Bill wins over Krissi by just being a decent guy, and Tony gets a tennis racket rammed up his arse by the leprechaun. So ,he decides to rape Krissi, gets arrested and throws Bill under the bus by claiming he’s a drug dealer…and on the say-so of someone trying to get out of a rape charge, the police put 24/7 surveillance on Bill for six weeks. You know, like the police do.


Perhaps because they spent so bloody long on that “honey, I shrunk the nerd” scene, the bit where Bill and Kristi suddenly decide to get married, but wait til they’re married to have sex, appears schizophrenically fast, like all this has been happening in a different movie that we didn’t get to watch. Then we’ve just got more attempted rape, a weird guy riding two horses by standing on top of them both, a guest appearance by the hobo from “Rugsuckers”, and our loving couple ride off into the sunset.

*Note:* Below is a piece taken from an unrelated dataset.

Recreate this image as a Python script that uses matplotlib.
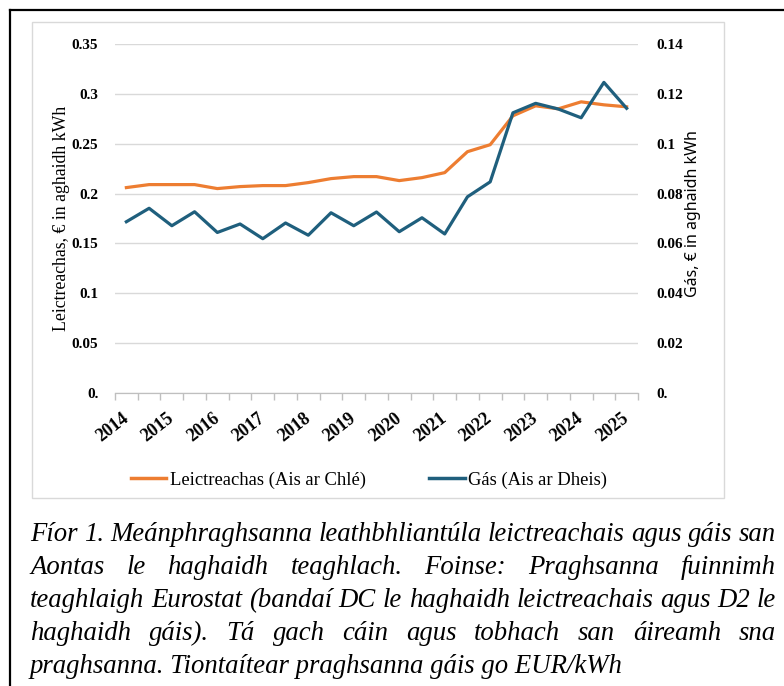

Although I’ve used a lot of them, this movie has rendered me at something of a loss for words. It’s so deeply odd, that I genuinely can’t decide if it’s just horribly misjudged or if it’s a work of absurdist genius. I will say that if I knew nothing about the director, I’d have been insulting it from the first sentence, but that first movie has given him a lot of leeway in my eyes – plus, he was apparently living in a van when he made this movie. Is that dedication and spending every penny you have? Or was he just kicked out of everywhere he lived? Of course, the flipside of “great first movie” is “terrible every other movie”, and it appears Girard spent the next decade directing late-night T&A thrillers (including a couple of entries in the “Witchcraft” series, which looks awful enough to be an ISCFC project) and awful family movies, before hanging up his directing hat in 2006.

pubes 2

But I can’t just dismiss this. Despite a cast full of people we’d never see again (of the six top-billed people, three have this as their only acting credit, and the star only appeared in one other movie) there’s something to be said for normal-looking films which end up being completely wrong-headed. Being able to be bad, but in a new way, is just as important as making something which is good, although admittedly occasionally tough to watch. Would you rather watch (to pick two recent Best Picture Oscar winners) “The Hurt Locker” and “The King’s Speech” every day, or this and “Rugsuckers”? You could spend ages puzzling this movie out – although don’t do that, it would be a bad idea and life’s too short.


Plus, we’ve got those for-no-reason weird sex jokes in the credits. Every other name is a fake one (presumably Union people working on the quiet?) – here’s an example:

I say watch it. The days of the utterly irresponsible teen raunch movie are long behind us, so we ought to celebrate them from time to time, while being glad that they’re not still being made. And we ought to thank Girard for employing a cinematographer who was only 2 feet tall – seriously, the number of shots from below (usually of cheerleaders and their underwear) goes beyond directorial fetish into a whole new area.